TASK:
In the entries below, count every line with the string "this". State the count and nothing else.

EXERCISE INPUTS:
=====
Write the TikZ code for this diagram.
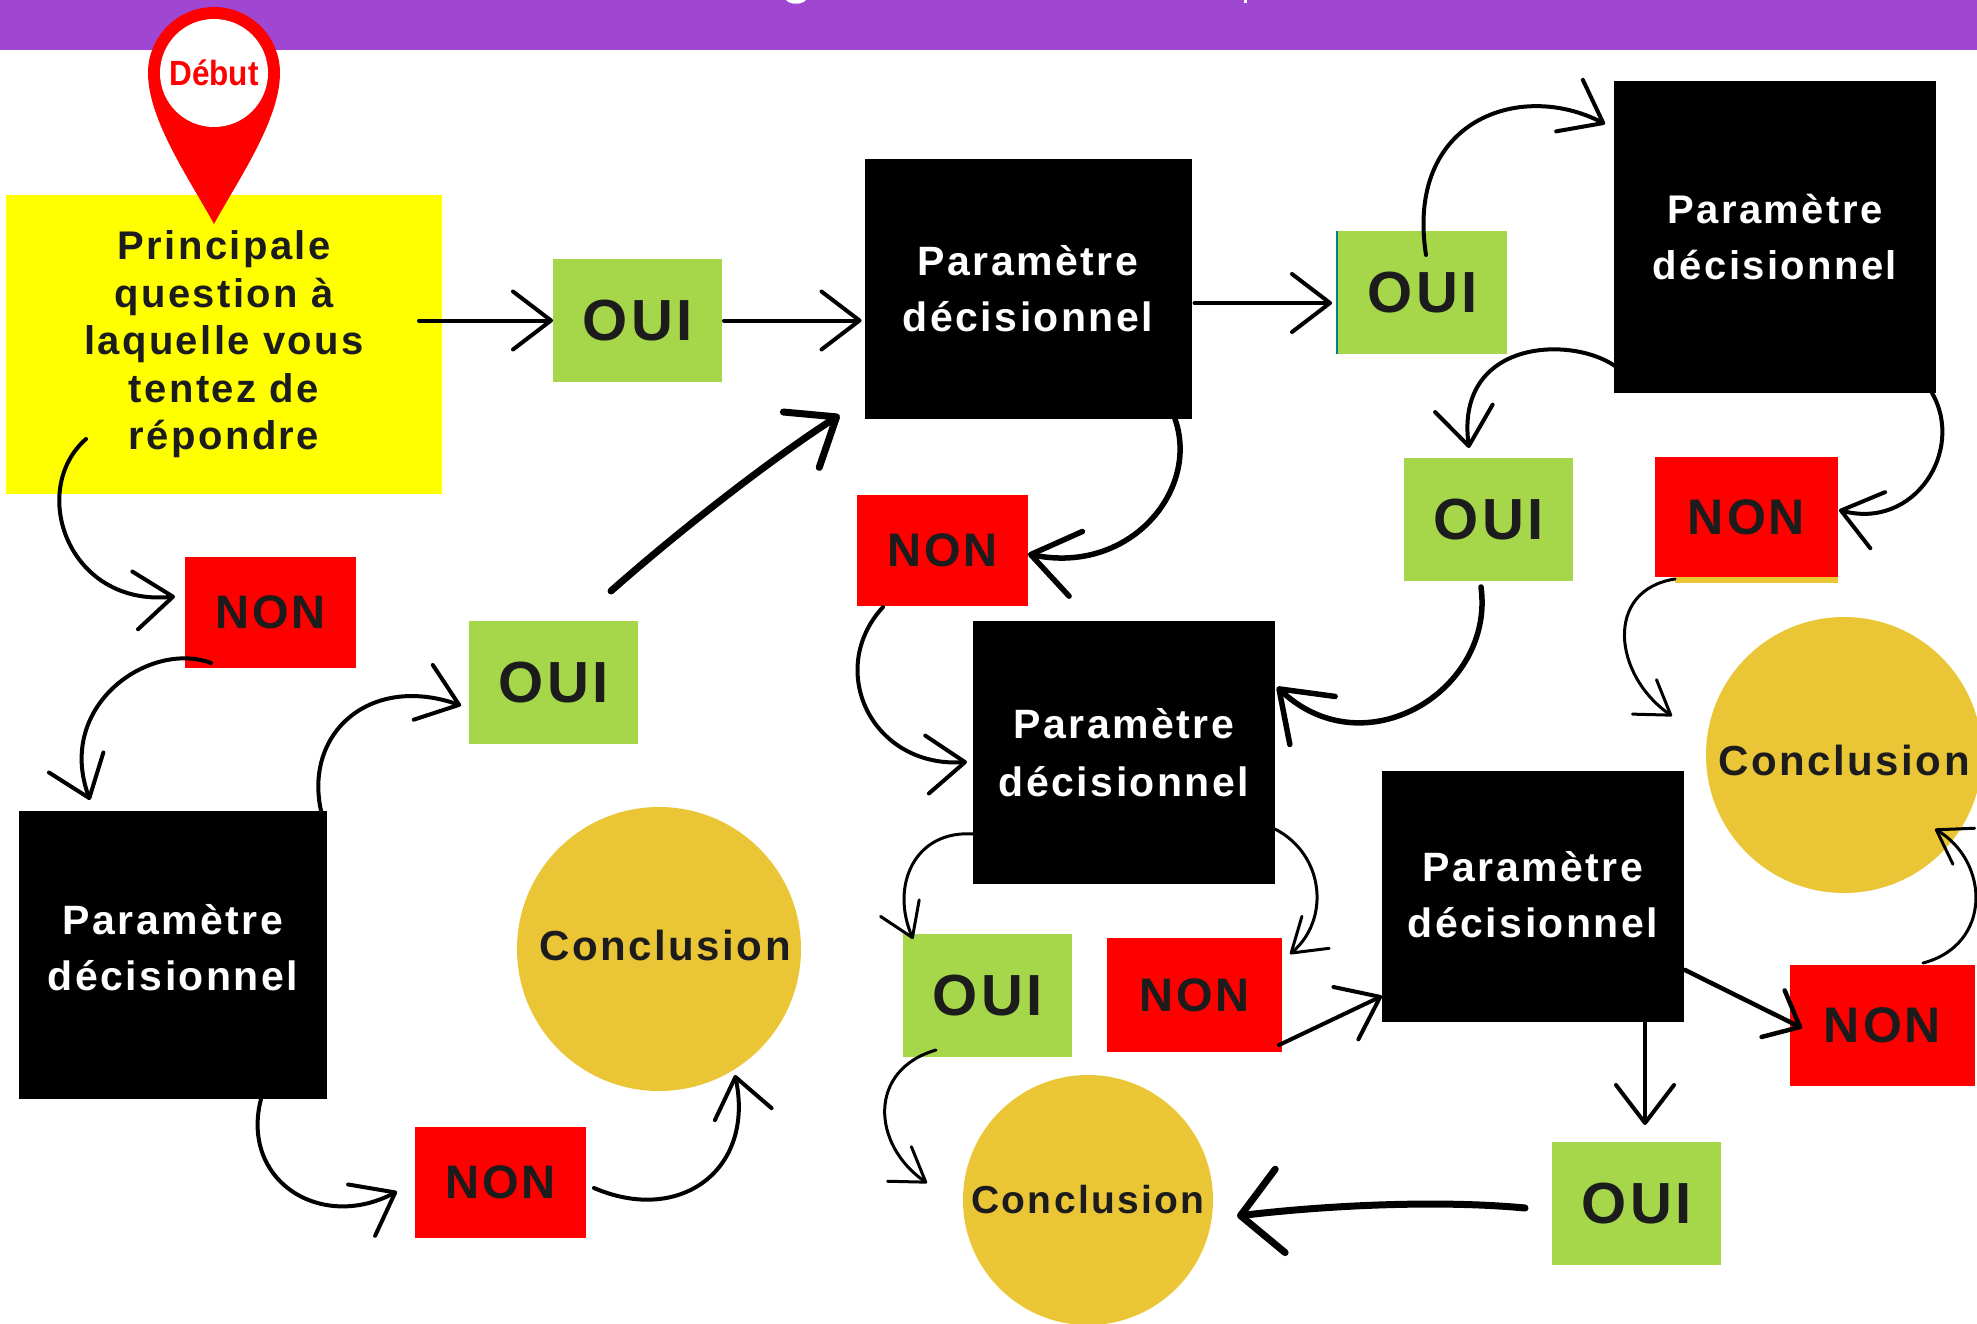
=====
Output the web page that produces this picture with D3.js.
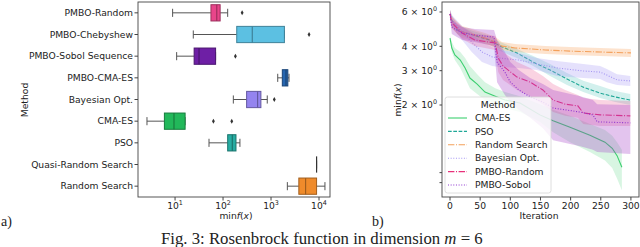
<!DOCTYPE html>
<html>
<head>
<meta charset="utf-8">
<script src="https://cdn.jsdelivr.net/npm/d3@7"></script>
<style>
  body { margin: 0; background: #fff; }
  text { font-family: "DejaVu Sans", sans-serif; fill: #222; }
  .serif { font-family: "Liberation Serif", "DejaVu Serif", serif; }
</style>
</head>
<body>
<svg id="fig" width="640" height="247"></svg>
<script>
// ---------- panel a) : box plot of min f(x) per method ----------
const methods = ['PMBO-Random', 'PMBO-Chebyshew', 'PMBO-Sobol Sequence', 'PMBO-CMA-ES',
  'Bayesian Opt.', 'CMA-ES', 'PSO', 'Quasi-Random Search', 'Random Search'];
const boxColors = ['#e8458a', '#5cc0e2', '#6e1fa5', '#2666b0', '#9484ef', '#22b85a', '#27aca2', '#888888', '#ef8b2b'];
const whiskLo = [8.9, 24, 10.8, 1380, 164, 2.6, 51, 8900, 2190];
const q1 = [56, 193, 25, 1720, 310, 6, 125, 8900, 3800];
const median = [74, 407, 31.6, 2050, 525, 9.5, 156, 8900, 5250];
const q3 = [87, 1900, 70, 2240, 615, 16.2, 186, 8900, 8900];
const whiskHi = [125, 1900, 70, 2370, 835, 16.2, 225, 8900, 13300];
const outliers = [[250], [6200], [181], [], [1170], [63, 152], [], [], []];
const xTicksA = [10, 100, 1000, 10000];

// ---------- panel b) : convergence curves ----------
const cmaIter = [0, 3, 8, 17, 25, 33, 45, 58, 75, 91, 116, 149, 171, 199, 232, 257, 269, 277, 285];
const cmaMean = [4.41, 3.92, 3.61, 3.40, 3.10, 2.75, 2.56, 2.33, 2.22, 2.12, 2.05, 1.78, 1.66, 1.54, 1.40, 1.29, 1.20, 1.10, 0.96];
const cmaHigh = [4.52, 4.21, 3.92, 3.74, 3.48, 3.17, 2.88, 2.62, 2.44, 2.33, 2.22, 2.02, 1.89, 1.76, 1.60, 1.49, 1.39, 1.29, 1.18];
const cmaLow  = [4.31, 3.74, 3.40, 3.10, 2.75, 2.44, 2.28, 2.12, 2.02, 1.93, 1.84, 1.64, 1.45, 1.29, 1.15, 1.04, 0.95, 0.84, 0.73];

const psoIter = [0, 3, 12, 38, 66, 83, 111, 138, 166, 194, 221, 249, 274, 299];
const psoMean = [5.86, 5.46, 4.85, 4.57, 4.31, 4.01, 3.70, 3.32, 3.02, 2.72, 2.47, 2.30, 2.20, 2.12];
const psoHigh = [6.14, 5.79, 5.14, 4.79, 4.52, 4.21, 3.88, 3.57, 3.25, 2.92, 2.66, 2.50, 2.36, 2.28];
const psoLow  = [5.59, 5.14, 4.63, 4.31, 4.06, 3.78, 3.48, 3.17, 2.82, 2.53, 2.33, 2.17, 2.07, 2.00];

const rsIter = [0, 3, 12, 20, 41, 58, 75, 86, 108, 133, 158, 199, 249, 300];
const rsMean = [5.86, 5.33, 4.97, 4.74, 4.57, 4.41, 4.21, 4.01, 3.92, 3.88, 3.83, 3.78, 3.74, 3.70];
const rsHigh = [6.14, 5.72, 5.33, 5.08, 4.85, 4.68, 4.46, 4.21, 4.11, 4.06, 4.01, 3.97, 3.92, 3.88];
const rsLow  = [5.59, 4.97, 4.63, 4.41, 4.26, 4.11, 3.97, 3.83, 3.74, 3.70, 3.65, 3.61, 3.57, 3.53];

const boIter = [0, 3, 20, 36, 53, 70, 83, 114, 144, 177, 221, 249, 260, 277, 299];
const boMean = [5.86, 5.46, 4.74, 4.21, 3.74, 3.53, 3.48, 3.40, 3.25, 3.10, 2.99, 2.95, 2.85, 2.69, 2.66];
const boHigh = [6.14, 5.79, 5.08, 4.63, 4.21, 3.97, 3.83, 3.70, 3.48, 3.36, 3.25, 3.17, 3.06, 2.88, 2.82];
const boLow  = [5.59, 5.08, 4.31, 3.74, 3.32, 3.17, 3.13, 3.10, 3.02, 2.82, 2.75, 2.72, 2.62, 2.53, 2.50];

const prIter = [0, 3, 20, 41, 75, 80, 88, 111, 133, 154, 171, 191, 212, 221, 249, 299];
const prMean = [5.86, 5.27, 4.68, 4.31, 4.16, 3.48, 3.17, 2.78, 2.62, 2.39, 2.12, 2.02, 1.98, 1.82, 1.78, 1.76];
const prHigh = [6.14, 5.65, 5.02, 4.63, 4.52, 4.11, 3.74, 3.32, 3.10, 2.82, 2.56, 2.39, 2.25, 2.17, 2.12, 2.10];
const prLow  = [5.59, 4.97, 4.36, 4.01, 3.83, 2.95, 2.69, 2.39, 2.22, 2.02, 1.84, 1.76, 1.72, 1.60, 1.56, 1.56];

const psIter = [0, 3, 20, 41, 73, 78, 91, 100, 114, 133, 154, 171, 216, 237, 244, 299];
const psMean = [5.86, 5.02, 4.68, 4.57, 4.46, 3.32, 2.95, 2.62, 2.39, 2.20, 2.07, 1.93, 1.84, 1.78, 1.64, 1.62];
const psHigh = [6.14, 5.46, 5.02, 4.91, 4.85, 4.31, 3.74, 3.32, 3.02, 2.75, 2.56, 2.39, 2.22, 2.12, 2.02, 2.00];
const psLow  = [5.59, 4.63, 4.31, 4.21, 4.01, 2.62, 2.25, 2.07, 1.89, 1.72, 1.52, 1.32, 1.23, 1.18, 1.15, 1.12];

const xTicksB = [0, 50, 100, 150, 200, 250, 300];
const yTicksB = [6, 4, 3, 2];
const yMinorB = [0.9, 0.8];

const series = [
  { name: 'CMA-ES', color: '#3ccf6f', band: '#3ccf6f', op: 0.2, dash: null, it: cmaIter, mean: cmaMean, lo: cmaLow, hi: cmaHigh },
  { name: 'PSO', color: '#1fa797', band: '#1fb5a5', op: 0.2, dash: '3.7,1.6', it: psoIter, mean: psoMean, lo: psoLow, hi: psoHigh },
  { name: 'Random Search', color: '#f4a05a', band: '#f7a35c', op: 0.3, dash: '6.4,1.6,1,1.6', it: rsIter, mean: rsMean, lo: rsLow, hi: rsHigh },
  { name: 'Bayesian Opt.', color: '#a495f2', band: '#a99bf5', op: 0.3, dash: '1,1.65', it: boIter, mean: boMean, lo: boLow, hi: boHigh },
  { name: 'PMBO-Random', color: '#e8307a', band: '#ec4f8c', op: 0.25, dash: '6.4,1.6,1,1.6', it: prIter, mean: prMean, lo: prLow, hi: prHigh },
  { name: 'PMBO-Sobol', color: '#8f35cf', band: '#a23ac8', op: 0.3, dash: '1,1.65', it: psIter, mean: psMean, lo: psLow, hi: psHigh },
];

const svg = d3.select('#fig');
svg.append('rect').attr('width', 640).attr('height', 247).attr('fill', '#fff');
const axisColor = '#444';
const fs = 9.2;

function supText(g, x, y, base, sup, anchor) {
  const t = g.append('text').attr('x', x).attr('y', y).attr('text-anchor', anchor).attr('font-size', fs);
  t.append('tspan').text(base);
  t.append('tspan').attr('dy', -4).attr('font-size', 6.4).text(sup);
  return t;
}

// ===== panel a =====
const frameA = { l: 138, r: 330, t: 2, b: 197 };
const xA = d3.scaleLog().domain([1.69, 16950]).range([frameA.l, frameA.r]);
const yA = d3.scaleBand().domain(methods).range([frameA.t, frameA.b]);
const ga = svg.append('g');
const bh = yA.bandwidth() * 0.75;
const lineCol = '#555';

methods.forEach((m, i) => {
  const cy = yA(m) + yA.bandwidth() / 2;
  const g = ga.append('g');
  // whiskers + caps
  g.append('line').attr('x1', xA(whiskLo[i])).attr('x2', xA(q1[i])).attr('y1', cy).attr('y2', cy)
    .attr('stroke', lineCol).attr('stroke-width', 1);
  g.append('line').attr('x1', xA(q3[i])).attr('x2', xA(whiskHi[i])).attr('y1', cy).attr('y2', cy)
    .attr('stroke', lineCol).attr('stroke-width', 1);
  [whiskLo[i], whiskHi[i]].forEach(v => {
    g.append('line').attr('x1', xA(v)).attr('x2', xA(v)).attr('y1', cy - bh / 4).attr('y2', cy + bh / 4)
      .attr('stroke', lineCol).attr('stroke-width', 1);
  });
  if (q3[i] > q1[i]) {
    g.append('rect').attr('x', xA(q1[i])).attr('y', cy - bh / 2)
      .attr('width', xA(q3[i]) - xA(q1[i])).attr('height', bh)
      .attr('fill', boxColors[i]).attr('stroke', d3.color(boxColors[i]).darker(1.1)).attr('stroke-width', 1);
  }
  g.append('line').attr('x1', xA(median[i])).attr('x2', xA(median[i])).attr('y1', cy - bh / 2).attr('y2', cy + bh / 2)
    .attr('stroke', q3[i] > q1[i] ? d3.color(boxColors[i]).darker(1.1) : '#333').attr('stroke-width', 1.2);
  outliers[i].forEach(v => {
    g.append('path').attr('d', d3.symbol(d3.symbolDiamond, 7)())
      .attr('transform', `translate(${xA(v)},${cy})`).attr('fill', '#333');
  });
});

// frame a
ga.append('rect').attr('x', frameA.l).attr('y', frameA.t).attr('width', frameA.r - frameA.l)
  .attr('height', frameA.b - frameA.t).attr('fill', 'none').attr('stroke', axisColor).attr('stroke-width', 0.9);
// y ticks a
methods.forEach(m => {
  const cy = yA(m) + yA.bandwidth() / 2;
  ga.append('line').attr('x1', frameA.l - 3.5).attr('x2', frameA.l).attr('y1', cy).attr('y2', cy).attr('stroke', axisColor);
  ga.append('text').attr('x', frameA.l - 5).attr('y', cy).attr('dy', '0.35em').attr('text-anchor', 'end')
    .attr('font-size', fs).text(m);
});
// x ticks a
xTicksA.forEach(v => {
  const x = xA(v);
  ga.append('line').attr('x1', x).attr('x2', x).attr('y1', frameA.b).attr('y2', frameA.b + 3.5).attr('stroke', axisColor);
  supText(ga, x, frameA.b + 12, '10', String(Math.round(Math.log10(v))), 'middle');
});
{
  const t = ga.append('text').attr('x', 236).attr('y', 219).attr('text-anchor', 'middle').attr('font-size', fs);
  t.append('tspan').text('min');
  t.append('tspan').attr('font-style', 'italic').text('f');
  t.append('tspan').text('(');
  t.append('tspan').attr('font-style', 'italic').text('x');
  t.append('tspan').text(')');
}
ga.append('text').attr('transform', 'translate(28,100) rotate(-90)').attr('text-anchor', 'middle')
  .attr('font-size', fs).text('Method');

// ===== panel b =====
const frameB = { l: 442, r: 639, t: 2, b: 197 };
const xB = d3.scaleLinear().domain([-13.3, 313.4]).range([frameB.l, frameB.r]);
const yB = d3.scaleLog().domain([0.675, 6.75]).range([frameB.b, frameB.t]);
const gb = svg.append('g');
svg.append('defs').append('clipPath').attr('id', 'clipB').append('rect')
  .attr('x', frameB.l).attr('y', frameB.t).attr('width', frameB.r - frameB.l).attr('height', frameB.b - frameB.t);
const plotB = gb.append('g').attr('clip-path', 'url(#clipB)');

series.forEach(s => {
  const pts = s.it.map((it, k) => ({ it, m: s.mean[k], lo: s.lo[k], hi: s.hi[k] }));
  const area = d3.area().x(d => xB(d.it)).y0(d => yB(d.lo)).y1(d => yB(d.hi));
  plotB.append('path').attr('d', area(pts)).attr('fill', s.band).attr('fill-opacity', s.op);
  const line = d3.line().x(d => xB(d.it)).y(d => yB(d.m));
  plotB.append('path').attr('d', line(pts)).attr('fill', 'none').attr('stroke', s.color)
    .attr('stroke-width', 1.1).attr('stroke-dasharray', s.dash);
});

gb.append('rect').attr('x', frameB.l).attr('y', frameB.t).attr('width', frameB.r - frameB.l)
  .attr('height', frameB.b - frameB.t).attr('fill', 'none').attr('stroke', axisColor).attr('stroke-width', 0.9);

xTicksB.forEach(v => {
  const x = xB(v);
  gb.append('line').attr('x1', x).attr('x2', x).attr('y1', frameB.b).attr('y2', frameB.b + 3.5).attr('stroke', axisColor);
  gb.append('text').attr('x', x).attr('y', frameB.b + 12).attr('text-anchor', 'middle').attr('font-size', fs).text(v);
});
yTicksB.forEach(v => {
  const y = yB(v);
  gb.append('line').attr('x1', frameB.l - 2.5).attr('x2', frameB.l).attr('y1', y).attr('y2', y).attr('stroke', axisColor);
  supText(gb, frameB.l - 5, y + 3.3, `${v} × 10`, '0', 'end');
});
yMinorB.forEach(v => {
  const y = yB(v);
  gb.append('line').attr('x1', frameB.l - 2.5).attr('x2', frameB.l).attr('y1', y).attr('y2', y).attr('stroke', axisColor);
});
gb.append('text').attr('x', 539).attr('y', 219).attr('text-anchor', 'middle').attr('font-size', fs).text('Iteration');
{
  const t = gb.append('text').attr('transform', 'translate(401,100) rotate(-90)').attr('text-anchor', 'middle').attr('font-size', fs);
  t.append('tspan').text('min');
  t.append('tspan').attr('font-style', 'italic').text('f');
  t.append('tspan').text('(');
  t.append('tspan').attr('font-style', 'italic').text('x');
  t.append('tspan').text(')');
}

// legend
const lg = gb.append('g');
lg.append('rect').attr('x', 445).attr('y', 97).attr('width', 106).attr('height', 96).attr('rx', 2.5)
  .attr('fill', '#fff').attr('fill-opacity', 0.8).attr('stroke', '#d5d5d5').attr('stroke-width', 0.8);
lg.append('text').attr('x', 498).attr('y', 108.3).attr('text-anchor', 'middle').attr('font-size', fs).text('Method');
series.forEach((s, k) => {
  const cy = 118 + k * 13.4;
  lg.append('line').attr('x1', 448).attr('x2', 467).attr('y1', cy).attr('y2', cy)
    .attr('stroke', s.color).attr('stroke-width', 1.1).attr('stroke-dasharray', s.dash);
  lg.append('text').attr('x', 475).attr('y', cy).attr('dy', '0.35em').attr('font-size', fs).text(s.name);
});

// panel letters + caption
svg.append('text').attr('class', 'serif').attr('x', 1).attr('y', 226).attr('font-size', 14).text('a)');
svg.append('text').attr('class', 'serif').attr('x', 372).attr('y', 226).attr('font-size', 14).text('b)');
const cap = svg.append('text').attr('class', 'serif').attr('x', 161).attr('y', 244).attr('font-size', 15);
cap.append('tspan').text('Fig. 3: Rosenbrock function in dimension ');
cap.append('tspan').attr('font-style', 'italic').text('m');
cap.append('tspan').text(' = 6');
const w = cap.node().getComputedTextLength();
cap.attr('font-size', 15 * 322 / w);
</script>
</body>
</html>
=====
TASK RESPONSE:
2